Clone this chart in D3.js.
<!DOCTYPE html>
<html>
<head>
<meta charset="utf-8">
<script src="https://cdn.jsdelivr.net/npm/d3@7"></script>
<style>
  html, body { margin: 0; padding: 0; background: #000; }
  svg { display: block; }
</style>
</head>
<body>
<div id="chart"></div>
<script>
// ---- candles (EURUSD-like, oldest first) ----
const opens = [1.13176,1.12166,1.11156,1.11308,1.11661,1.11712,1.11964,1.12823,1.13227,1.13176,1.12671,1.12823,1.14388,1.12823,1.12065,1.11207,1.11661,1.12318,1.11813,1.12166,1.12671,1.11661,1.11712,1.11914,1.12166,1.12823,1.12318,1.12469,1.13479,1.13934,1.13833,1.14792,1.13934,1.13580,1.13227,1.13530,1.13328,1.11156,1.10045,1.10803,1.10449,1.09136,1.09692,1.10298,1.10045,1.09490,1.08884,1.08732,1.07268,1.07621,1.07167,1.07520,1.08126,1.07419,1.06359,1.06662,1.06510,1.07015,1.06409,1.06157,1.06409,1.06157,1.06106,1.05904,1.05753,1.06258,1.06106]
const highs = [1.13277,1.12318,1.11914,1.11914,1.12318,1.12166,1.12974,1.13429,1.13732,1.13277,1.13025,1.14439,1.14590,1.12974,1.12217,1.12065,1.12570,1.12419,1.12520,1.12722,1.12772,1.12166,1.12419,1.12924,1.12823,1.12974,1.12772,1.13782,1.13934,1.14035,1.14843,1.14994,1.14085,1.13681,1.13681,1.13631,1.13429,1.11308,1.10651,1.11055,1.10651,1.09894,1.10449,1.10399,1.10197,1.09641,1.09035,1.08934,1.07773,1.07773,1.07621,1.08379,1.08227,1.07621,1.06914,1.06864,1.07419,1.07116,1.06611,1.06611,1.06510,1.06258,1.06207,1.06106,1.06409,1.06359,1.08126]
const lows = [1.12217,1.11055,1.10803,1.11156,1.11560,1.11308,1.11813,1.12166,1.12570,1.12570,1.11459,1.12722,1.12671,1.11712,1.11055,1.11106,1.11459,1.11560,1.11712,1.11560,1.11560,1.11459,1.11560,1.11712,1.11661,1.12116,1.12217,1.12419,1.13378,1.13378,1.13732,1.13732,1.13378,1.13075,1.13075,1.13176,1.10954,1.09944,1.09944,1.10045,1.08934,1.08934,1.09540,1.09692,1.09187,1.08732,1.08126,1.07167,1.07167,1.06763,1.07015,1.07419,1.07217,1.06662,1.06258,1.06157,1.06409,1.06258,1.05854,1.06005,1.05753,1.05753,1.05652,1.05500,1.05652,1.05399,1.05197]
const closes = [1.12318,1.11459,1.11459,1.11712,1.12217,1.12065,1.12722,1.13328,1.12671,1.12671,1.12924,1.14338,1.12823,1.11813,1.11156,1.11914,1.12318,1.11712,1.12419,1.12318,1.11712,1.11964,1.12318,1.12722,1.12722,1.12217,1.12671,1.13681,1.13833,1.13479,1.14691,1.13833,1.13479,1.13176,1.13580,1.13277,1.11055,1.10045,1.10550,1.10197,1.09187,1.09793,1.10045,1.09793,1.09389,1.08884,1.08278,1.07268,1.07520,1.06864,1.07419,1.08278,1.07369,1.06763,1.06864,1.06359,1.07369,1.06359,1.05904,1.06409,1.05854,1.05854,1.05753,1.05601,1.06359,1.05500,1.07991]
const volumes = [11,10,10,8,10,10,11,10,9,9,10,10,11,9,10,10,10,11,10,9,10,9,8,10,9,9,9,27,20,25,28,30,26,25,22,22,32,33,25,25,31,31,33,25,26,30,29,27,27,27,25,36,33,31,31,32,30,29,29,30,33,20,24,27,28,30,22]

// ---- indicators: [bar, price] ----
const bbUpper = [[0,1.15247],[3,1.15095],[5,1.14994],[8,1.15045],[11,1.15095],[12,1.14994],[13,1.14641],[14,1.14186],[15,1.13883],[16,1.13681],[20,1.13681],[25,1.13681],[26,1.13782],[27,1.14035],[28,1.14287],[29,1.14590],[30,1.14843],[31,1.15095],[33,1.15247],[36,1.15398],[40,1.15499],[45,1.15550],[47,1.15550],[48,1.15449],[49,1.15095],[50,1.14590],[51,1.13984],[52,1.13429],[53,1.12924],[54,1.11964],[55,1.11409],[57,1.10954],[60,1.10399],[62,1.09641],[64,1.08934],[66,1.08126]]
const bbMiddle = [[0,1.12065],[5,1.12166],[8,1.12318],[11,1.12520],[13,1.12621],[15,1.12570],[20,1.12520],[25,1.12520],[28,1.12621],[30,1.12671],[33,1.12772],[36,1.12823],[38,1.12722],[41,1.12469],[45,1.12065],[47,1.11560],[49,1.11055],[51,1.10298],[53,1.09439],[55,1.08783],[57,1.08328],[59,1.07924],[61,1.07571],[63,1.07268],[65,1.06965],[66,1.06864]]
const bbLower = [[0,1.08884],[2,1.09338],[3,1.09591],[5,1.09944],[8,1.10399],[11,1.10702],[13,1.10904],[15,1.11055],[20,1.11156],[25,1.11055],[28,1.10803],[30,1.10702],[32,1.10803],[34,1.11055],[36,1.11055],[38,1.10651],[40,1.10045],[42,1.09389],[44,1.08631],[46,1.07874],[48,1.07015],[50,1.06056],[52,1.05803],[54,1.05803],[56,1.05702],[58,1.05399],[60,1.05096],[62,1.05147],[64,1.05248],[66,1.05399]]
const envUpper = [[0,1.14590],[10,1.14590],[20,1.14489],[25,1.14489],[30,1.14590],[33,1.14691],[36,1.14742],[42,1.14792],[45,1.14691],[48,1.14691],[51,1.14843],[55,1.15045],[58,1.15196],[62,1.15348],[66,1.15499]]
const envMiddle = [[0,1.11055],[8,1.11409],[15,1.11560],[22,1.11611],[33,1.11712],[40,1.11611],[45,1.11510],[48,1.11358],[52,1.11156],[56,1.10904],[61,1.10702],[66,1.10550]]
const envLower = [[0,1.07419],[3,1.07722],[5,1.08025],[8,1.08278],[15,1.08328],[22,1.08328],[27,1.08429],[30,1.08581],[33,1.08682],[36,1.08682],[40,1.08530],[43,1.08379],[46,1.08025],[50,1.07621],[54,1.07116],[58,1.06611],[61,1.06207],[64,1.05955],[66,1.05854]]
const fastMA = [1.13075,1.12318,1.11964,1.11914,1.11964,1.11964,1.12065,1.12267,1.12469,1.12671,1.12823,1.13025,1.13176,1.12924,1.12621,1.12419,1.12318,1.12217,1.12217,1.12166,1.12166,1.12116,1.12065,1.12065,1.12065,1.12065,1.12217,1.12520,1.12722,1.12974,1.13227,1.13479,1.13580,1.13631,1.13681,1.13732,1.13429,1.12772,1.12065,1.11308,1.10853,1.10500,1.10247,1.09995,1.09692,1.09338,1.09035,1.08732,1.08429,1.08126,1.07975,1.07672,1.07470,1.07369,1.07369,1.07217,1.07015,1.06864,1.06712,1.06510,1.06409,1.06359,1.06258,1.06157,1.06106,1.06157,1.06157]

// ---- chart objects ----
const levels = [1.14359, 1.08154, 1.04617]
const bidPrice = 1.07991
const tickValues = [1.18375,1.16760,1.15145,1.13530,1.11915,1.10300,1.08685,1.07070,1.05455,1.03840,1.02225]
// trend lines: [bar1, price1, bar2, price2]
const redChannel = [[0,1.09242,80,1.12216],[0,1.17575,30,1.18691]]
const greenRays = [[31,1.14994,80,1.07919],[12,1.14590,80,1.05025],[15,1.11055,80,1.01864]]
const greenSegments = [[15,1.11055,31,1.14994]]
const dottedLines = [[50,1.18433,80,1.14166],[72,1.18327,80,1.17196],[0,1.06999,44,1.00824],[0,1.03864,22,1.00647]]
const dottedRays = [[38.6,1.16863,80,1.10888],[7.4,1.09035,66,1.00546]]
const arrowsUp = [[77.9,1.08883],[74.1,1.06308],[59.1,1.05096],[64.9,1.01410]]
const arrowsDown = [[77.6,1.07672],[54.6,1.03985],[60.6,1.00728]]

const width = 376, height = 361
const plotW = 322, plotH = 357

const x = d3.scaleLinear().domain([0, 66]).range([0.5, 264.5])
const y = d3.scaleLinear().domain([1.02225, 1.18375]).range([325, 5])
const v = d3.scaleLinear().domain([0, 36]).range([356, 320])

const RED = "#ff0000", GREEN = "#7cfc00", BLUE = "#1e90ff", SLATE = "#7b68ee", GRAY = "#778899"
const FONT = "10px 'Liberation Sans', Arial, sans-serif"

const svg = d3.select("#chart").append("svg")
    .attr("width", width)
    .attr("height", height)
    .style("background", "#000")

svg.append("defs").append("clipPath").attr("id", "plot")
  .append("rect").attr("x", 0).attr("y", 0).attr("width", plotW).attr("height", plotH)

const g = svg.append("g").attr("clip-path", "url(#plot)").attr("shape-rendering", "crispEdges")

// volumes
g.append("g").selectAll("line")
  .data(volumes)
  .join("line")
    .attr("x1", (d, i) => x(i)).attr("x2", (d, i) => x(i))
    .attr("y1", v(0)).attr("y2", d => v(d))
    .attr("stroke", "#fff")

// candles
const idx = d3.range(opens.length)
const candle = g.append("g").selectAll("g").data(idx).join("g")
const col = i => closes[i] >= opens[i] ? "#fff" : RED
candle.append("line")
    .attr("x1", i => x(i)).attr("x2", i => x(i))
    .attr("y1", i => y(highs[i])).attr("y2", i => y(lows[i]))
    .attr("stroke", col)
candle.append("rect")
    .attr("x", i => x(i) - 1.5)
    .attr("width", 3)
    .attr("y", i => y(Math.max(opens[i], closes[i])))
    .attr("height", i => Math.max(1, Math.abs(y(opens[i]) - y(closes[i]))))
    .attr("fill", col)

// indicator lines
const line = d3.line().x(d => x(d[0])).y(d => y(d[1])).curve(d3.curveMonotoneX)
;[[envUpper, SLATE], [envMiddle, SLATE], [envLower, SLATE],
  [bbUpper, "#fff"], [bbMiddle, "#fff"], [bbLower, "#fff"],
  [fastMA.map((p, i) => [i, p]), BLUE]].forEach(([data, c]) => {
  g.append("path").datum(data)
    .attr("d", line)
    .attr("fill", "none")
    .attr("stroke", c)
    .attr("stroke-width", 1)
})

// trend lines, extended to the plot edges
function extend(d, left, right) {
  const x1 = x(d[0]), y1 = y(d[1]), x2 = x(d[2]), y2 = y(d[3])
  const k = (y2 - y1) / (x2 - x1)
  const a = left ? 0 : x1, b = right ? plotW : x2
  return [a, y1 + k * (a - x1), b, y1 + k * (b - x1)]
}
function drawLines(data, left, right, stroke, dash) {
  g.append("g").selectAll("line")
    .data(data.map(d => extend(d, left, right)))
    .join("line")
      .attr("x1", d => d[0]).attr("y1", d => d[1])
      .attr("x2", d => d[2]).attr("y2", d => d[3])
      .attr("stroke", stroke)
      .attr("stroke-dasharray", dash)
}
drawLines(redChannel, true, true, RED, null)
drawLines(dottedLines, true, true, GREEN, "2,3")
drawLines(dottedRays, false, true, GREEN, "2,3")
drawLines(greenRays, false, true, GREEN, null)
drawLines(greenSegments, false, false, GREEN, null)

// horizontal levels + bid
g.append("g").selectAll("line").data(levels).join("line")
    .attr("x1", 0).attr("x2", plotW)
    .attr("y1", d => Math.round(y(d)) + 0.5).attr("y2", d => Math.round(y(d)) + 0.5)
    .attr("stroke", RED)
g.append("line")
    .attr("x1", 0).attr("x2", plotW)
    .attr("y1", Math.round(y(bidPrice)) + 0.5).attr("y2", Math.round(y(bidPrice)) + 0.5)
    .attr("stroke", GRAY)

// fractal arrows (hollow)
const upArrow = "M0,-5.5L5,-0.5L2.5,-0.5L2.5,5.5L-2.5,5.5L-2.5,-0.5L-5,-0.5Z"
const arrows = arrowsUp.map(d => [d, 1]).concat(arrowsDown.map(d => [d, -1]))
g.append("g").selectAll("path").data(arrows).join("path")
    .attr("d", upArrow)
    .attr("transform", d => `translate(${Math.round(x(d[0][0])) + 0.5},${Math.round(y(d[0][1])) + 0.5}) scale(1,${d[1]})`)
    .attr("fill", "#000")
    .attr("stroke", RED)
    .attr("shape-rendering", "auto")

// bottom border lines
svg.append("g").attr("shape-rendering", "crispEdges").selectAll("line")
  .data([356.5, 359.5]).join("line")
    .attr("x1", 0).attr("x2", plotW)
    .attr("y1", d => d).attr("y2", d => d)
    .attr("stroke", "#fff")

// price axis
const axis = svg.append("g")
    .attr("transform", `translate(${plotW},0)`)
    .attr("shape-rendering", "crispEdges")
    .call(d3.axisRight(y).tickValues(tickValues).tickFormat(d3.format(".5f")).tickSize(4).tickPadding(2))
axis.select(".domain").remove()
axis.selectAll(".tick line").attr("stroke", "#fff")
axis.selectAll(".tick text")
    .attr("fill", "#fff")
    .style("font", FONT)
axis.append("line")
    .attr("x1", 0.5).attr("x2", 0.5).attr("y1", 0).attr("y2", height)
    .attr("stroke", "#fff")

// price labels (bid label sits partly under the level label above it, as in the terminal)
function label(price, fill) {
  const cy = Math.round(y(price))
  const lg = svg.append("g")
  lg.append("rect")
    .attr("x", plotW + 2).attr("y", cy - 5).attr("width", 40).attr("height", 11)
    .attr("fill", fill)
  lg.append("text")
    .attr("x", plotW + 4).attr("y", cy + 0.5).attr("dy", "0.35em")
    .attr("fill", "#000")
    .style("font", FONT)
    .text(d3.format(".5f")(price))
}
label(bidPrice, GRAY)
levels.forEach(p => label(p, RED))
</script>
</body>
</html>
● ● ●
= STATED PROBLEM =
Copy out every line holding the string "chart".

= TASK RESULT =
Clone this chart in D3.js.
<div id="chart"></div>
// ---- chart objects ----
const svg = d3.select("#chart").append("svg")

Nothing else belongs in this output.